"If you have made mistakes, there is always another chance for you. You may have a fresh start any moment you choose, for this thing we call 'failure' is not the falling down, but the staying down. "
~ Mary Pickford
When I write for my blog and newsletter, I begin with a rough draft, or sometimes an outline, and gradually polish it up. Often, what I publish bears little resemblance to the original draft. So it is with this would-be tome on encouragement. I wrote one good line in the original: There is nothing more encouraging than seeing growth in your work.
With that brilliant, if narcissistic, observation out of the way, I really want to write about the encouragement you give to others, and others give to you. I’ve never seen it more needed or so badly neglected. Whatever your work is or isn’t, an encouraging environment fosters faith, ideas and fortitude to deal with this unrelentingly awful economic condition that is not going to improve any time soon.
Encouragement must be, above all, honestly and thoughtfully given to yourself and to others. To send a loved one out the door encouraging them to land that great job today sets them up for a very hard fall. Better to embrace a larger goal of placing and renewing applications day after day as part of a long-term plan. It’s no different with selling paintings: Encourage your artist self (and other artists) to make contacts, develop a currently affordable line, perhaps even functional art, and most of all, to keep growing your skills and ability to interpret life. The other end of encouragement is praise: Praise those things done well.

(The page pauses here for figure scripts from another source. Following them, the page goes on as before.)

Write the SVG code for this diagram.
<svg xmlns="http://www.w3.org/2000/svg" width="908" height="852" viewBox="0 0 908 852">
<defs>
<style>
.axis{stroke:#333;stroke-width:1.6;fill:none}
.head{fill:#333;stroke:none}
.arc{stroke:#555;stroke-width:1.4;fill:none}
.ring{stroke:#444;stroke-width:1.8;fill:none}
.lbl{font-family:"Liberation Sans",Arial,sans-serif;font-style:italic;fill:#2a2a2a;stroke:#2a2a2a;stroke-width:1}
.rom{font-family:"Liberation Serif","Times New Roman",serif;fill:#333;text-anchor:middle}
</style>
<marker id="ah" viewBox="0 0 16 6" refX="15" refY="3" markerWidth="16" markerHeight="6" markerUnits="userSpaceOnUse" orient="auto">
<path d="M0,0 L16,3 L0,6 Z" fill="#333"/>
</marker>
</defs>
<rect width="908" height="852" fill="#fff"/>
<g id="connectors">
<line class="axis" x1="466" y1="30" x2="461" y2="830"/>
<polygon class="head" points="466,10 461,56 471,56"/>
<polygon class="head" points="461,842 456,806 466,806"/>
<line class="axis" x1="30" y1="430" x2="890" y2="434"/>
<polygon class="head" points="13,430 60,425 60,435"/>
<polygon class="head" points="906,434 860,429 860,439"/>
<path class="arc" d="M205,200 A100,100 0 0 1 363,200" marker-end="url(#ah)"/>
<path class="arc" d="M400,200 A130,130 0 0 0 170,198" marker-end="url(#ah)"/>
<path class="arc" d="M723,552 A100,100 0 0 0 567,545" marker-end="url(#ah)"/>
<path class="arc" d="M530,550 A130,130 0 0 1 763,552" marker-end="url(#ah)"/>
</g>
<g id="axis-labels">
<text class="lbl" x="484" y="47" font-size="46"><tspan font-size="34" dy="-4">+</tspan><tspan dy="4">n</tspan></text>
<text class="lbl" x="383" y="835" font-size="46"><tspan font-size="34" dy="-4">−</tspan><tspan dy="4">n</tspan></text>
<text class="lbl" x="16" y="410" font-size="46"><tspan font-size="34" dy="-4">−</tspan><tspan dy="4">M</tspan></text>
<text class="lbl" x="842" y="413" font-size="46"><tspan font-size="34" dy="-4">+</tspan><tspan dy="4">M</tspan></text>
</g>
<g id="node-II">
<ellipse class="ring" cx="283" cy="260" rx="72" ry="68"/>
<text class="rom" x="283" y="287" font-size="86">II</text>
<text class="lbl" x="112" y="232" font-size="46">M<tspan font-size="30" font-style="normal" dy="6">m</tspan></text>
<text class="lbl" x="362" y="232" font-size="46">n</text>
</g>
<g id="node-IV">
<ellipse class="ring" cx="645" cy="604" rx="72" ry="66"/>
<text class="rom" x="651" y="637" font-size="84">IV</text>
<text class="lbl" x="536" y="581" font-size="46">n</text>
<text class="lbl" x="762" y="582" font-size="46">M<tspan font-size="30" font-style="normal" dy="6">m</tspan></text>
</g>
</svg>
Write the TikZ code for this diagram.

Be open to alternatives. Paths to goals (or survival) are never straight or predictable. For me, small goals are important in and of themselves because big goals change, and I’m very glad of it. The journey is most important because I often land somewhere other than where I planned. My favorite question is, “If I can have it any way I want, how would it be?” This question allows me to think without restrictions. Apply the question to non-material concepts such as reducing financial stress or generating more excitement in art-making. Make it a game, getting everyone involved. Don’t hurry the answers. It takes time to get to your deeper values.
Talk about the value of encouragement with your family and your art associates. Think about people in your deep past who encouraged you, and what that meant to you. Ask for encouragement if it is not forthcoming when you need it. Give it voluntarily as honestly and frequently as you can.